Dataset rows:
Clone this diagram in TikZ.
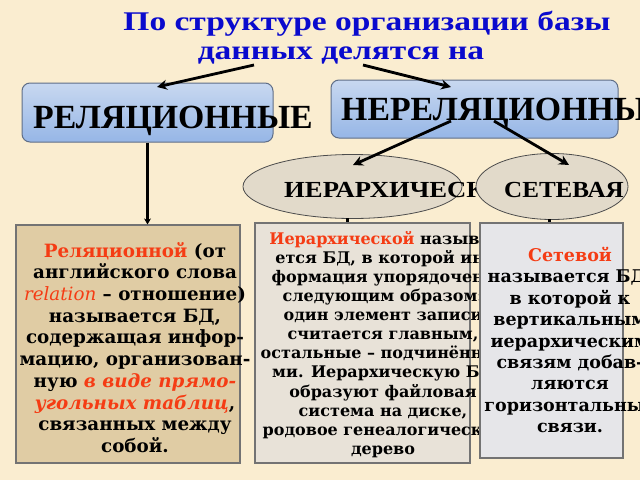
\documentclass[tikz,border=0pt]{standalone}
\usepackage{fontspec}
\setmainfont{DejaVu Serif}
\newfontfamily\tnr{Liberation Serif}
\newfontfamily\tnrw[FakeStretch=1.24]{Liberation Serif}
\newfontfamily\tnre[FakeStretch=1.09]{Liberation Serif}
\newfontfamily\tnrh[FakeStretch=1.16]{Liberation Serif}
\usetikzlibrary{arrows.meta,shapes.geometric}
\definecolor{bg}{RGB}{250,237,208}
\definecolor{ttlblue}{RGB}{10,10,205}
\definecolor{myred}{RGB}{245,60,20}
\definecolor{boxtop}{RGB}{200,216,240}
\definecolor{boxbot}{RGB}{150,182,230}
\definecolor{boxline}{RGB}{95,110,135}
\definecolor{ellfill}{RGB}{226,218,202}
\definecolor{tanfill}{RGB}{224,204,164}
\definecolor{grayfill}{RGB}{232,226,216}
\definecolor{marble}{RGB}{230,230,233}
\tikzset{
  ttl/.style={font=\tnrw\bfseries\fontsize{27}{30}\selectfont, text=ttlblue, inner sep=0pt, anchor=base},
  bluebox/.style={draw=boxline, line width=1pt, rounded corners=8pt, top color=boxtop, bottom color=boxbot, inner sep=0pt},
  bigtxt/.style={font=\tnr\bfseries\fontsize{33.8}{36}\selectfont, inner sep=0pt, anchor=base west},
  ell/.style={ellipse, draw=black!70, line width=0.8pt, fill=ellfill, inner sep=0pt},
  elltxt/.style={font=\tnre\bfseries\fontsize{23}{26}\selectfont, inner sep=0pt, anchor=base west},
  textbox/.style={draw=black!55, line width=1.2pt, inner sep=0pt},
  arr/.style={line width=2.8pt, -{Stealth[length=10pt,width=10pt]}},
  thinarr/.style={line width=2.2pt, -{Stealth[length=6pt,width=7pt]}},
  stub/.style={line width=3pt},
}
\begin{document}
\begin{tikzpicture}[x=1pt,y=-1pt]
\fill[bg] (0,0) rectangle (640,480);
\useasboundingbox (0,0) rectangle (640,480);

% title
\node[ttl] (title1) at (367,30) {По структуре организации базы};
\node[ttl] (title2) at (341,59) {данных делятся на};

% top boxes
\node[bluebox, minimum width=251pt, minimum height=59pt] (rel) at (147.5,112.5) {};
\node[bigtxt] (reltxt) at (33,128) {РЕЛЯЦИОННЫЕ};
\node[bluebox, minimum width=287pt, minimum height=58pt] (nonrel) at (474.5,109) {};
\node[bigtxt] (nonreltxt) at (341,120) {НЕРЕЛЯЦИОННЫЕ};

% arrows from title
\coordinate (s1) at (254,65);
\coordinate (e1) at (157,87);
\coordinate (s2) at (363,65);
\coordinate (e2) at (451,87);
\draw[arr] (s1) -- (e1);
\draw[arr] (s2) -- (e2);

% ellipses
\node[ell, minimum width=219pt, minimum height=64pt] (hier) at (352.5,186.5) {};
\node[elltxt, font=\tnrh\bfseries\fontsize{23}{26}\selectfont] (hiertxt) at (284,197) {ИЕРАРХИЧЕСКАЯ};
\node[ell, minimum width=152pt, minimum height=66pt] (net) at (552,186.5) {};
\node[elltxt] (nettxt) at (504,197) {СЕТЕВАЯ};

% arrows from non-relational box
\coordinate (s3) at (451,121);
\coordinate (e3) at (353,165);
\coordinate (s4) at (494,121);
\coordinate (e4) at (569,165);
\draw[arr] (s3) -- (e3);
\draw[arr] (s4) -- (e4);

% text boxes
\node[textbox, fill=tanfill, minimum width=224pt, minimum height=238pt] (relbox) at (128,344) {};
\node[textbox, fill=grayfill, minimum width=215pt, minimum height=240pt] (hierbox) at (362.5,343) {};

\node[inner sep=0pt, anchor=north, align=center,
      font=\bfseries\fontsize{16}{19.1}\selectfont] (hiertext) at (383,231)
 {{\color{myred}Иерархической} называ-\\
  ется БД, в которой ин-\\
  формация упорядочена\\
  следующим образом:\\
  один элемент записи\\
  считается главным,\\
  остальные – подчинённы-\\
  ми. Иерархическую БД\\
  образуют файловая\\
  система на диске,\\
  родовое генеалогическое\\
  дерево};

\node[textbox, fill=marble, minimum width=143pt, minimum height=235pt] (netbox) at (551.5,340.5) {};

\node[inner sep=0pt, anchor=north, align=center,
      font=\bfseries\fontsize{18.3}{21.7}\selectfont] (reltext) at (135,242)
 {{\color{myred}Реляционной} (от\\
  английского слова\\
  {\color{myred}\mdseries\itshape relation} – отношение)\\
  называется БД,\\
  содержащая инфор-\\
  мацию, организован-\\
  ную {\color{myred}\itshape в виде прямо-}\\
  {\color{myred}\itshape угольных таблиц},\\
  связанных между\\
  собой.};

\node[inner sep=0pt, anchor=north, align=center,
      font=\bfseries\fontsize{17.5}{21.4}\selectfont] (nettext) at (570,247)
 {{\color{myred}Сетевой}\\
  называется БД,\\
  в которой к\\
  вертикальным\\
  иерархическим\\
  связям добав-\\
  ляются\\
  горизонтальные\\
  связи.};

% connectors to text boxes
\draw[thinarr] (rel.south) -- (rel.south |- relbox.north);
\coordinate (c1) at (347,218);
\coordinate (c2) at (549,219);
\draw[stub] (c1) -- (c1 |- hierbox.north);
\draw[stub] (c2) -- (c2 |- netbox.north);
\end{tikzpicture}
\end{document}
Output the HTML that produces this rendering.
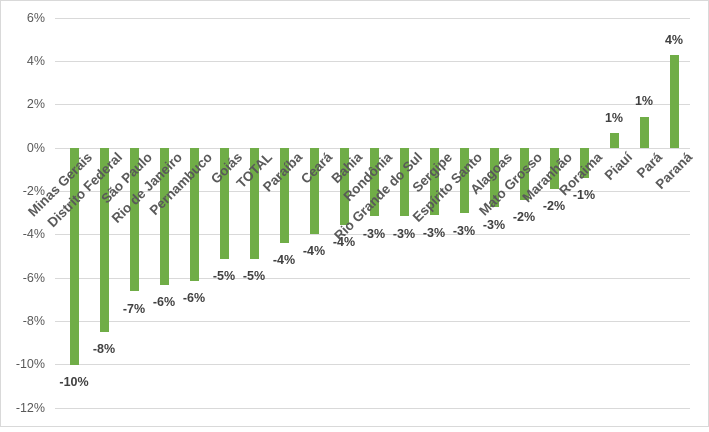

SET PROBLEM: Retype all of the entries exactly as written, leaving out any images.

REPLY TO THE EXERCISE:
Clone this diagram in TikZ.
\documentclass[tikz,border=0pt]{standalone}
\usepackage{fontspec}
\setmainfont{DejaVu Serif}
\newfontfamily\tnr{Liberation Serif}
\newfontfamily\tnrw[FakeStretch=1.24]{Liberation Serif}
\newfontfamily\tnre[FakeStretch=1.09]{Liberation Serif}
\newfontfamily\tnrh[FakeStretch=1.16]{Liberation Serif}
\usetikzlibrary{arrows.meta,shapes.geometric}
\definecolor{bg}{RGB}{250,237,208}
\definecolor{ttlblue}{RGB}{10,10,205}
\definecolor{myred}{RGB}{245,60,20}
\definecolor{boxtop}{RGB}{200,216,240}
\definecolor{boxbot}{RGB}{150,182,230}
\definecolor{boxline}{RGB}{95,110,135}
\definecolor{ellfill}{RGB}{226,218,202}
\definecolor{tanfill}{RGB}{224,204,164}
\definecolor{grayfill}{RGB}{232,226,216}
\definecolor{marble}{RGB}{230,230,233}
\tikzset{
  ttl/.style={font=\tnrw\bfseries\fontsize{27}{30}\selectfont, text=ttlblue, inner sep=0pt, anchor=base},
  bluebox/.style={draw=boxline, line width=1pt, rounded corners=8pt, top color=boxtop, bottom color=boxbot, inner sep=0pt},
  bigtxt/.style={font=\tnr\bfseries\fontsize{33.8}{36}\selectfont, inner sep=0pt, anchor=base west},
  ell/.style={ellipse, draw=black!70, line width=0.8pt, fill=ellfill, inner sep=0pt},
  elltxt/.style={font=\tnre\bfseries\fontsize{23}{26}\selectfont, inner sep=0pt, anchor=base west},
  textbox/.style={draw=black!55, line width=1.2pt, inner sep=0pt},
  arr/.style={line width=2.8pt, -{Stealth[length=10pt,width=10pt]}},
  thinarr/.style={line width=2.2pt, -{Stealth[length=6pt,width=7pt]}},
  stub/.style={line width=3pt},
}
\begin{document}
\begin{tikzpicture}[x=1pt,y=-1pt]
\fill[bg] (0,0) rectangle (640,480);
\useasboundingbox (0,0) rectangle (640,480);

% title
\node[ttl] (title1) at (367,30) {По структуре организации базы};
\node[ttl] (title2) at (341,59) {данных делятся на};

% top boxes
\node[bluebox, minimum width=251pt, minimum height=59pt] (rel) at (147.5,112.5) {};
\node[bigtxt] (reltxt) at (33,128) {РЕЛЯЦИОННЫЕ};
\node[bluebox, minimum width=287pt, minimum height=58pt] (nonrel) at (474.5,109) {};
\node[bigtxt] (nonreltxt) at (341,120) {НЕРЕЛЯЦИОННЫЕ};

% arrows from title
\coordinate (s1) at (254,65);
\coordinate (e1) at (157,87);
\coordinate (s2) at (363,65);
\coordinate (e2) at (451,87);
\draw[arr] (s1) -- (e1);
\draw[arr] (s2) -- (e2);

% ellipses
\node[ell, minimum width=219pt, minimum height=64pt] (hier) at (352.5,186.5) {};
\node[elltxt, font=\tnrh\bfseries\fontsize{23}{26}\selectfont] (hiertxt) at (284,197) {ИЕРАРХИЧЕСКАЯ};
\node[ell, minimum width=152pt, minimum height=66pt] (net) at (552,186.5) {};
\node[elltxt] (nettxt) at (504,197) {СЕТЕВАЯ};

% arrows from non-relational box
\coordinate (s3) at (451,121);
\coordinate (e3) at (353,165);
\coordinate (s4) at (494,121);
\coordinate (e4) at (569,165);
\draw[arr] (s3) -- (e3);
\draw[arr] (s4) -- (e4);

% text boxes
\node[textbox, fill=tanfill, minimum width=224pt, minimum height=238pt] (relbox) at (128,344) {};
\node[textbox, fill=grayfill, minimum width=215pt, minimum height=240pt] (hierbox) at (362.5,343) {};

\node[inner sep=0pt, anchor=north, align=center,
      font=\bfseries\fontsize{16}{19.1}\selectfont] (hiertext) at (383,231)
 {{\color{myred}Иерархической} называ-\\
  ется БД, в которой ин-\\
  формация упорядочена\\
  следующим образом:\\
  один элемент записи\\
  считается главным,\\
  остальные – подчинённы-\\
  ми. Иерархическую БД\\
  образуют файловая\\
  система на диске,\\
  родовое генеалогическое\\
  дерево};

\node[textbox, fill=marble, minimum width=143pt, minimum height=235pt] (netbox) at (551.5,340.5) {};

\node[inner sep=0pt, anchor=north, align=center,
      font=\bfseries\fontsize{18.3}{21.7}\selectfont] (reltext) at (135,242)
 {{\color{myred}Реляционной} (от\\
  английского слова\\
  {\color{myred}\mdseries\itshape relation} – отношение)\\
  называется БД,\\
  содержащая инфор-\\
  мацию, организован-\\
  ную {\color{myred}\itshape в виде прямо-}\\
  {\color{myred}\itshape угольных таблиц},\\
  связанных между\\
  собой.};

\node[inner sep=0pt, anchor=north, align=center,
      font=\bfseries\fontsize{17.5}{21.4}\selectfont] (nettext) at (570,247)
 {{\color{myred}Сетевой}\\
  называется БД,\\
  в которой к\\
  вертикальным\\
  иерархическим\\
  связям добав-\\
  ляются\\
  горизонтальные\\
  связи.};

% connectors to text boxes
\draw[thinarr] (rel.south) -- (rel.south |- relbox.north);
\coordinate (c1) at (347,218);
\coordinate (c2) at (549,219);
\draw[stub] (c1) -- (c1 |- hierbox.north);
\draw[stub] (c2) -- (c2 |- netbox.north);
\end{tikzpicture}
\end{document}
Output the HTML that produces this rendering.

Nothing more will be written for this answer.